DATA:
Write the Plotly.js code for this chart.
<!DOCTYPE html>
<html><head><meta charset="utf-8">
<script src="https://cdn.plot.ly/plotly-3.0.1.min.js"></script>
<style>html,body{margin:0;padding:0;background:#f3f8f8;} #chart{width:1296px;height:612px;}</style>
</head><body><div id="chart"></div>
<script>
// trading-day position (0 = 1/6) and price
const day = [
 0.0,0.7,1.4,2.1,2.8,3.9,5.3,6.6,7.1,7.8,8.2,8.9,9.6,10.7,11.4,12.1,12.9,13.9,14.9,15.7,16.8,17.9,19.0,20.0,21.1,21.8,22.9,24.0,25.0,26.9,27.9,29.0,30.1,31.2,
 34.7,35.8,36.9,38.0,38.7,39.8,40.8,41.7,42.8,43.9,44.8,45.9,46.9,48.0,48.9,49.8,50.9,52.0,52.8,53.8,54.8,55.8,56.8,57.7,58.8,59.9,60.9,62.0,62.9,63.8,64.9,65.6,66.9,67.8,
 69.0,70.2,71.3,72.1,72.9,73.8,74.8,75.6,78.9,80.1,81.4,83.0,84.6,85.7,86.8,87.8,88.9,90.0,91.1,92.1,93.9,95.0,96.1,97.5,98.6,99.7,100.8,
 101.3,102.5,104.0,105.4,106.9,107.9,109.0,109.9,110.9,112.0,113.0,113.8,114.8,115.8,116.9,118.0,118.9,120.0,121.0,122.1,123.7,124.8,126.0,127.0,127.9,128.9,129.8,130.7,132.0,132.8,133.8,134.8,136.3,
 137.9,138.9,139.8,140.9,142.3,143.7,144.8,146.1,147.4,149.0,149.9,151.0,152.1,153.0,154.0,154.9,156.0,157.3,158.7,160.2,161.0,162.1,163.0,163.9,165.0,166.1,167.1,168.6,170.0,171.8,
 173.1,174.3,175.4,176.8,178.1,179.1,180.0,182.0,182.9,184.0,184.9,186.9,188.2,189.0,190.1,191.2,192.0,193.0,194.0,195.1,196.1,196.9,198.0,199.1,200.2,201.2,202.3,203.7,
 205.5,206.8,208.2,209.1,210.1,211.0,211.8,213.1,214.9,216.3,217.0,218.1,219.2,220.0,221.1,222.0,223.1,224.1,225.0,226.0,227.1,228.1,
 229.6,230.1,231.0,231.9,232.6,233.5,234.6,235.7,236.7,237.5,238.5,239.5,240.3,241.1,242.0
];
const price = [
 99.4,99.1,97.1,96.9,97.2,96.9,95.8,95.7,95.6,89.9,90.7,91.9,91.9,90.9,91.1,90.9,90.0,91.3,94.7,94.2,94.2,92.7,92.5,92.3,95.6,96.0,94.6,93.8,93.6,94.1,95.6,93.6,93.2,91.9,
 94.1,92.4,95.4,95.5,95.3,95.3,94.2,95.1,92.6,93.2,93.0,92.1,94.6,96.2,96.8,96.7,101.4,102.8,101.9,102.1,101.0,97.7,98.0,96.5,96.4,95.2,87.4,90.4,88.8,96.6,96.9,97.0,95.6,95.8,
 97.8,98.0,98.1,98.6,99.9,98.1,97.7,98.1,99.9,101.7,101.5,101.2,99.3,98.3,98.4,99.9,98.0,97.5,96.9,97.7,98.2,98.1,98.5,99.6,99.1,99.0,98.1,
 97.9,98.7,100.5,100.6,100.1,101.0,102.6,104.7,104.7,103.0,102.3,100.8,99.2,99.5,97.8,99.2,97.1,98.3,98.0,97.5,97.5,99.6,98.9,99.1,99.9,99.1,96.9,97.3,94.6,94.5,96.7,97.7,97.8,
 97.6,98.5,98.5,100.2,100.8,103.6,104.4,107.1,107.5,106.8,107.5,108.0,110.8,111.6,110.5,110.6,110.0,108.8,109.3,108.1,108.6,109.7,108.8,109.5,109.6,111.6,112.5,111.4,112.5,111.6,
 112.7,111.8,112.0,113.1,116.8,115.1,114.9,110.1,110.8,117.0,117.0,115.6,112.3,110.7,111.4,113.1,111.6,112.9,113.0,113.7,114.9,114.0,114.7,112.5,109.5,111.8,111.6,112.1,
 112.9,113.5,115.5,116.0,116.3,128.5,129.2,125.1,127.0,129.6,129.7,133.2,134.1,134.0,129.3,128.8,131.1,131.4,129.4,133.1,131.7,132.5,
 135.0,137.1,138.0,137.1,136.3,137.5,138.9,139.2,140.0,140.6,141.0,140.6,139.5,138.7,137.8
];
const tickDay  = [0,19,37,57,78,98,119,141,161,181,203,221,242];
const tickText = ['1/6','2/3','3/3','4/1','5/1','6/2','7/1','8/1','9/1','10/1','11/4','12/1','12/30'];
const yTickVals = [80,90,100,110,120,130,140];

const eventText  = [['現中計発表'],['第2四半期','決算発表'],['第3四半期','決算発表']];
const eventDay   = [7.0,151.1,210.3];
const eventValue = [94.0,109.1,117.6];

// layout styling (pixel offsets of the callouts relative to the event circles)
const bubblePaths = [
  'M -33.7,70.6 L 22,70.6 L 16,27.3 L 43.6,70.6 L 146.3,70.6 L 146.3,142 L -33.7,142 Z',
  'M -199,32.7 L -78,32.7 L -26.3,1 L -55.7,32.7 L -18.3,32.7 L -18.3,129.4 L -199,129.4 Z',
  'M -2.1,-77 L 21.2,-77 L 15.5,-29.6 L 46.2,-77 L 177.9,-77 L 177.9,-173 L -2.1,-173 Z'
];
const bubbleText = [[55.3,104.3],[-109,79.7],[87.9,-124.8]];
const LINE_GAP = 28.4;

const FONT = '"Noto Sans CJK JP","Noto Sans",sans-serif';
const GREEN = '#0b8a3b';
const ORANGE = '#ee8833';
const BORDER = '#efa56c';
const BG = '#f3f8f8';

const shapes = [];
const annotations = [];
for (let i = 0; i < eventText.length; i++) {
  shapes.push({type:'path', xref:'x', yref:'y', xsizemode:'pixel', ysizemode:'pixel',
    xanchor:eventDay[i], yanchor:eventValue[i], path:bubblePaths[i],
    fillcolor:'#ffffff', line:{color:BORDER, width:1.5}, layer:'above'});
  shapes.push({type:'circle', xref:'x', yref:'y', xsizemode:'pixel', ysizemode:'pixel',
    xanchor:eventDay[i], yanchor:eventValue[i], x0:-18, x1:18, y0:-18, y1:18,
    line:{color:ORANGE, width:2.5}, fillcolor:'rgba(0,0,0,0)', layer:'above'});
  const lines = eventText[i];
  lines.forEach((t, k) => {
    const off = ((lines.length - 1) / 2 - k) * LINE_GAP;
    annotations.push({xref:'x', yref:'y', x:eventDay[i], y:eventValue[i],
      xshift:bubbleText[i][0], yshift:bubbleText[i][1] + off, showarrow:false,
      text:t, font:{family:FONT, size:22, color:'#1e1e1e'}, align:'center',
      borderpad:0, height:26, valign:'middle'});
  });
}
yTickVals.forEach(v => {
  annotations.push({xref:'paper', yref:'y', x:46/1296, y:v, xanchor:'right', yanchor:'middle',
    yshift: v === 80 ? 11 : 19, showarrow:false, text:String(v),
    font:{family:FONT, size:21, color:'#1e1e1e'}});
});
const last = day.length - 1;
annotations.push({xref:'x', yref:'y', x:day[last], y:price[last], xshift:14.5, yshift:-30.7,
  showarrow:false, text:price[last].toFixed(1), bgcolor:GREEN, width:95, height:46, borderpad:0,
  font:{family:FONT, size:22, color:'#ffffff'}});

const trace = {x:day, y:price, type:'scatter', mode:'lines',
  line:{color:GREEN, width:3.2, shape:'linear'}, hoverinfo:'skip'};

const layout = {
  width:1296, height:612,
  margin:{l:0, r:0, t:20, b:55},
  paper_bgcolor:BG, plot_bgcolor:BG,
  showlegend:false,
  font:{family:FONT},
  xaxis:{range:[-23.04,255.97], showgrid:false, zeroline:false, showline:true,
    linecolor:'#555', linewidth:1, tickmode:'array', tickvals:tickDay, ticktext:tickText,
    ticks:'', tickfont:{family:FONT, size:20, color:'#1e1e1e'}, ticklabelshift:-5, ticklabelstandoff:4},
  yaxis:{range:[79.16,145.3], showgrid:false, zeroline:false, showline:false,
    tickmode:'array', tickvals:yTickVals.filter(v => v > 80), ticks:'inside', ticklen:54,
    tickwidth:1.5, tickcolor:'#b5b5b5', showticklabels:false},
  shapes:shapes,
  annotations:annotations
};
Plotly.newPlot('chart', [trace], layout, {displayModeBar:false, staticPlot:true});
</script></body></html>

CHALLENGE: Extract every line that has the string "chart" in it.

WRITTEN REPLY:
Write the Plotly.js code for this chart.
<style>html,body{margin:0;padding:0;background:#f3f8f8;} #chart{width:1296px;height:612px;}</style>
</head><body><div id="chart"></div>
Plotly.newPlot('chart', [trace], layout, {displayModeBar:false, staticPlot:true});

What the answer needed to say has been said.